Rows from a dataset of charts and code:
[BEGIN]
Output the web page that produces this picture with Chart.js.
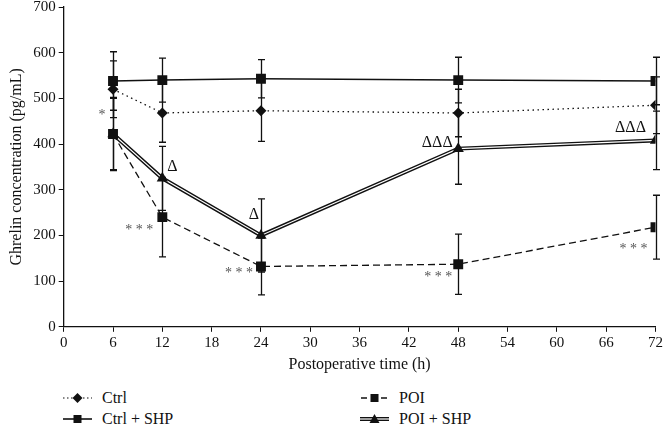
<html>
<head>
<style>
  body { margin: 0; background: #fff; font-family: "Liberation Serif", "DejaVu Serif", serif; }
  #wrap { position: relative; width: 665px; height: 374px; overflow: hidden; }
  #myChart { position: absolute; left: 0; top: -5px; }
  #legend { position: relative; width: 665px; height: 57px; font-size: 16px; color: #111; }
  .item { position: absolute; display: flex; align-items: center; line-height: 18px; }
  .item svg { margin-right: 10px; }
</style>
</head>
<body>
<div id="wrap"><canvas id="myChart" width="665" height="379"></canvas></div>
<div id="legend">
  <div class="item" style="left:63px;top:15px">
    <svg width="29" height="12"><line x1="0" y1="6" x2="29" y2="6" stroke="#111" stroke-width="1.2" stroke-dasharray="1.5,2.5"/><path d="M14.5 1 L19.5 6 L14.5 11 L9.5 6 Z" fill="#111"/></svg>Ctrl</div>
  <div class="item" style="left:360px;top:15px">
    <svg width="29" height="12"><line x1="0" y1="6" x2="29" y2="6" stroke="#111" stroke-width="1.3" stroke-dasharray="6,4" stroke-dashoffset="-1"/><rect x="10.5" y="2" width="8" height="8" fill="#111"/></svg>POI</div>
  <div class="item" style="left:63px;top:36px">
    <svg width="29" height="12"><line x1="0" y1="6" x2="29" y2="6" stroke="#111" stroke-width="1.6"/><rect x="10.5" y="2" width="8" height="8" fill="#111"/></svg>Ctrl + SHP</div>
  <div class="item" style="left:360px;top:36px">
    <svg width="29" height="12"><line x1="0" y1="6" x2="29" y2="6" stroke="#111" stroke-width="4"/><line x1="0" y1="6" x2="29" y2="6" stroke="#fff" stroke-width="1.2"/><path d="M14.5 1 L19.5 10 L9.5 10 Z" fill="#111"/></svg>POI + SHP</div>
</div>
<script src="https://cdn.jsdelivr.net/npm/chart.js@4.4.0/dist/chart.umd.min.js"></script>
<script>
    const hours = [6, 12, 24, 48, 72];
    const ctrl = [520, 468, 473, 468, 485];
    const ctrlSd = [62, 64, 67, 52, 62];
    const ctrlShp = [538, 540, 543, 540, 538];
    const ctrlShpSd = [64, 48, 42, 50, 52];
    const poi = [422, 240, 132, 137, 218];
    const poiSd = [80, 87, 62, 66, 70];
    const poiShp = [422, 325, 200, 390, 408];
    const poiShpSd = [78, 70, 80, 78, 64];
    const xTicks = [0, 6, 12, 18, 24, 30, 36, 42, 48, 54, 60, 66, 72];
    const yTicks = [0, 100, 200, 300, 400, 500, 600, 700];

    const marks = [
        { x: 6, y: 422, text: "*", dx: -11, dy: -22, star: true },
        { x: 12, y: 325, text: "Δ", dx: 10, dy: -12 },
        { x: 12, y: 240, text: "***", dx: -23, dy: 10, star: true },
        { x: 24, y: 200, text: "Δ", dx: -7, dy: -21 },
        { x: 24, y: 132, text: "***", dx: -22, dy: 4, star: true },
        { x: 48, y: 390, text: "ΔΔΔ", dx: -21, dy: -6 },
        { x: 48, y: 137, text: "***", dx: -20, dy: 10, star: true },
        { x: 72, y: 408, text: "ΔΔΔ", dx: -25, dy: -13 },
        { x: 72, y: 218, text: "***", dx: -22, dy: 19, star: true }
    ];

    const pts = (vals) => hours.map((h, i) => ({ x: h, y: vals[i] }));

    const errorBars = {
        id: "errorBars",
        beforeDatasetsDraw(chart) {
            const xs = chart.scales.x, ys = chart.scales.y, c = chart.ctx;
            const sets = [[ctrl, ctrlSd], [ctrlShp, ctrlShpSd], [poi, poiSd], [poiShp, poiShpSd]];
            c.save();
            c.strokeStyle = "#111";
            c.lineWidth = 1.3;
            sets.forEach(([m, sd]) => {
                hours.forEach((h, i) => {
                    const px = Math.round(xs.getPixelForValue(h)) + 0.5;
                    const top = ys.getPixelForValue(m[i] + sd[i]);
                    const bot = ys.getPixelForValue(m[i] - sd[i]);
                    c.beginPath();
                    c.moveTo(px, top); c.lineTo(px, bot);
                    c.moveTo(px - 3.5, top); c.lineTo(px + 3.5, top);
                    c.moveTo(px - 3.5, bot); c.lineTo(px + 3.5, bot);
                    c.stroke();
                });
            });
            c.restore();
        },
        afterDatasetsDraw(chart) {
            const xs = chart.scales.x, ys = chart.scales.y, c = chart.ctx;
            c.save();
            c.textAlign = "center";
            c.textBaseline = "middle";
            marks.forEach(m => {
                const px = xs.getPixelForValue(m.x) + m.dx;
                const py = ys.getPixelForValue(m.y) + m.dy;
                if (m.star) {
                    c.fillStyle = "#555";
                    c.font = "14px 'Liberation Serif'";
                    c.fillText(m.text.split("").join(" "), px, py + 3);
                } else {
                    c.fillStyle = "#111";
                    c.font = "16px 'Liberation Serif'";
                    c.fillText(m.text, px, py);
                }
            });
            c.restore();
        }
    };

    let myChart = new Chart("myChart", {
        type: "line",
        data: {
            datasets: [
                { label: "Ctrl", data: pts(ctrl), borderColor: "#111", borderWidth: 1.3, borderDash: [1.5, 3.5],
                  pointStyle: "rectRot", pointRadius: 5.5, pointBackgroundColor: "#111", pointBorderWidth: 0, order: 2 },
                { label: "Ctrl + SHP", data: pts(ctrlShp), borderColor: "#111", borderWidth: 1.5,
                  pointStyle: "rect", pointRadius: 7, pointBackgroundColor: "#111", pointBorderWidth: 0, order: 2 },
                { label: "POI", data: pts(poi), borderColor: "#111", borderWidth: 1.3, borderDash: [7, 4],
                  pointStyle: "rect", pointRadius: 7, pointBackgroundColor: "#111", pointBorderWidth: 0, order: 0 },
                { label: "POI + SHP", data: pts(poiShp), borderColor: "#111", borderWidth: 4,
                  pointRadius: 0, order: 4 },
                { label: "POI + SHP inner", data: pts(poiShp), borderColor: "#fff", borderWidth: 1.2,
                  pointStyle: "triangle", pointRadius: 6.5, pointBackgroundColor: "#111", pointBorderWidth: 0, order: 3 }
            ]
        },
        options: {
            responsive: false,
            animation: false,
            layout: { padding: { top: 0, right: 0, left: 3 } },
            plugins: { legend: { display: false }, tooltip: { enabled: false } },
            scales: {
                x: {
                    type: "linear", min: 0, max: 72,
                    afterBuildTicks: (s) => { s.ticks = xTicks.map(v => ({ value: v })); },
                    grid: { drawOnChartArea: false, drawTicks: true, tickLength: 5, color: "#111" },
                    border: { color: "#111", width: 1.3 },
                    ticks: { color: "#111", font: { family: "Liberation Serif", size: 15 }, padding: 2 },
                    title: { display: true, text: "Postoperative time (h)", color: "#111",
                             font: { family: "Liberation Serif", size: 16 }, padding: { top: 1, bottom: 0 } }
                },
                y: {
                    min: 0, max: 700,
                    afterBuildTicks: (s) => { s.ticks = yTicks.map(v => ({ value: v })); },
                    grid: { drawOnChartArea: false, drawTicks: true, tickLength: 5, color: "#111" },
                    border: { color: "#111", width: 1.3 },
                    ticks: { color: "#111", font: { family: "Liberation Serif", size: 15 }, padding: 3 },
                    title: { display: true, text: "Ghrelin concentration (pg/mL)", color: "#111",
                             font: { family: "Liberation Serif", size: 16 }, padding: { bottom: 4 } }
                }
            }
        },
        plugins: [errorBars]
    });
</script>
</body>
</html>
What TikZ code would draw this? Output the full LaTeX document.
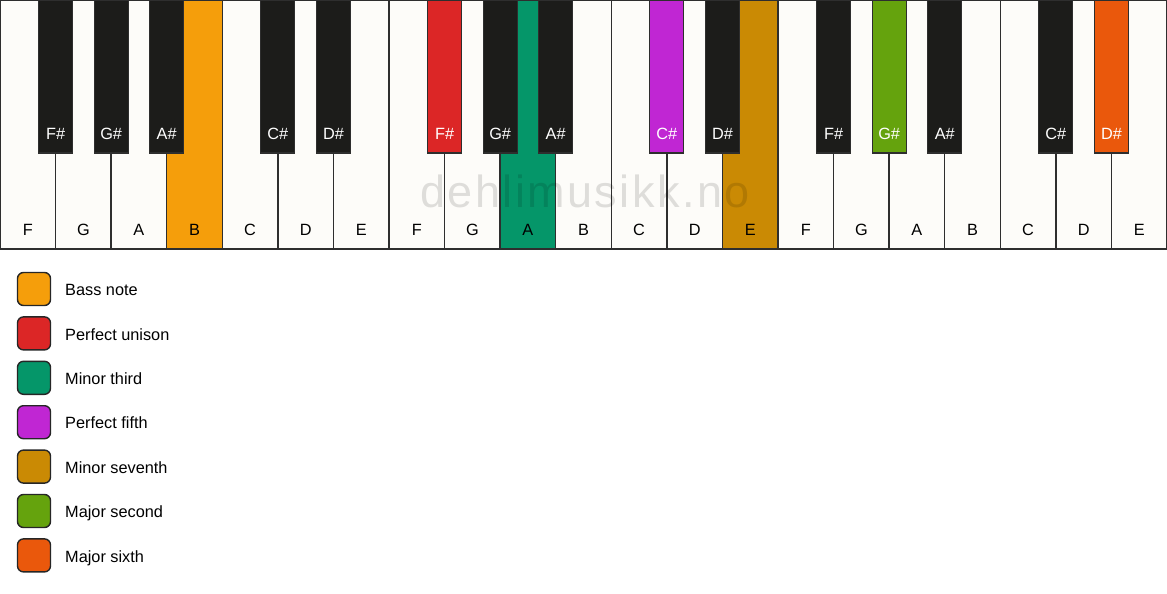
\documentclass[tikz,border=0pt]{standalone}
\usepackage{fontspec}
\setmainfont{Liberation Sans}
\newfontfamily\wmfont[LetterSpace=5.5]{Liberation Sans}
\definecolor{ivory}{HTML}{FDFCF9}
\definecolor{keyline}{HTML}{2E2E2E}
\definecolor{keyblack}{HTML}{1C1C1A}
\definecolor{cbass}{HTML}{F59E0B}
\definecolor{cunison}{HTML}{DC2626}
\definecolor{cthird}{HTML}{059669}
\definecolor{cfifth}{HTML}{C026D3}
\definecolor{cseventh}{HTML}{CA8A04}
\definecolor{csecond}{HTML}{65A30D}
\definecolor{csixth}{HTML}{EA580C}
\begin{document}
\begin{tikzpicture}[x=1pt,y=-1pt,
  whitekey/.style={draw=keyline, line width=1.5pt, minimum width=55.571pt, minimum height=249pt, inner sep=0pt, outer sep=0pt, anchor=north west},
  blackkey/.style={draw=keyline, line width=1.2pt, minimum width=34pt, minimum height=153pt, inner sep=0pt, outer sep=0pt, anchor=north},
  wlab/.style={font=\fontsize{16.3}{19}\selectfont, text=black, anchor=base, inner sep=0pt},
  blab/.style={font=\fontsize{16.3}{19}\selectfont, text=white, anchor=base, inner sep=0pt},
  legbox/.style={draw=black!85, line width=1.4pt, rounded corners=6pt, minimum width=33pt, minimum height=33pt, inner sep=0pt},
  legtext/.style={font=\fontsize{16.3}{19}\selectfont, anchor=base west, inner sep=0pt},
  wmark/.style={font=\wmfont\fontsize{45}{50}\selectfont, text=black, text opacity=0.12, anchor=base, inner sep=0pt}
]
\fill[white] (0,0) rectangle (1167,594);
\useasboundingbox (0,0) rectangle (1167,594);
% white keys
\foreach \i/\n/\c in {0/F/ivory,1/G/ivory,2/A/ivory,3/B/cbass,4/C/ivory,5/D/ivory,6/E/ivory,
  7/F/ivory,8/G/ivory,9/A/cthird,10/B/ivory,11/C/ivory,12/D/ivory,13/E/cseventh,
  14/F/ivory,15/G/ivory,16/A/ivory,17/B/ivory,18/C/ivory,19/D/ivory,20/E/ivory}{
  \node[whitekey, fill=\c] (w\i) at (\i*55.571,0) {};
  \node[wlab] (wl\i) at ([yshift=14pt]w\i.south) {\n};
}
% watermark
\node[wmark] (wm) at (585,207.7) {dehlimusikk.no};
% black keys
\foreach \b/\n/\c in {1/F\#/keyblack,2/G\#/keyblack,3/A\#/keyblack,5/C\#/keyblack,6/D\#/keyblack,
  8/F\#/cunison,9/G\#/keyblack,10/A\#/keyblack,12/C\#/cfifth,13/D\#/keyblack,
  15/F\#/keyblack,16/G\#/csecond,17/A\#/keyblack,19/C\#/keyblack,20/D\#/csixth}{
  \node[blackkey, fill=\c] (b\b) at (\b*55.571,0) {};
  \node[blab] (bl\b) at ([yshift=14pt]b\b.south) {\n};
}
% legend
\foreach \k/\c/\t in {0/cbass/Bass note,1/cunison/Perfect unison,2/cthird/Minor third,
  3/cfifth/Perfect fifth,4/cseventh/Minor seventh,5/csecond/Major second,6/csixth/Major sixth}{
  \node[legbox, fill=\c] (lb\k) at (34,289+\k*44.4) {};
  \node[legtext] (lt\k) at (65,295.7+\k*44.4) {\t};
}
\end{tikzpicture}
\end{document}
[END]
▶ _Work to be completed_
Pick out and copy every line that contains the word "this".

▶ _Correct result_
Output the web page that produces this picture with Chart.js.
What TikZ code would draw this? Output the full LaTeX document.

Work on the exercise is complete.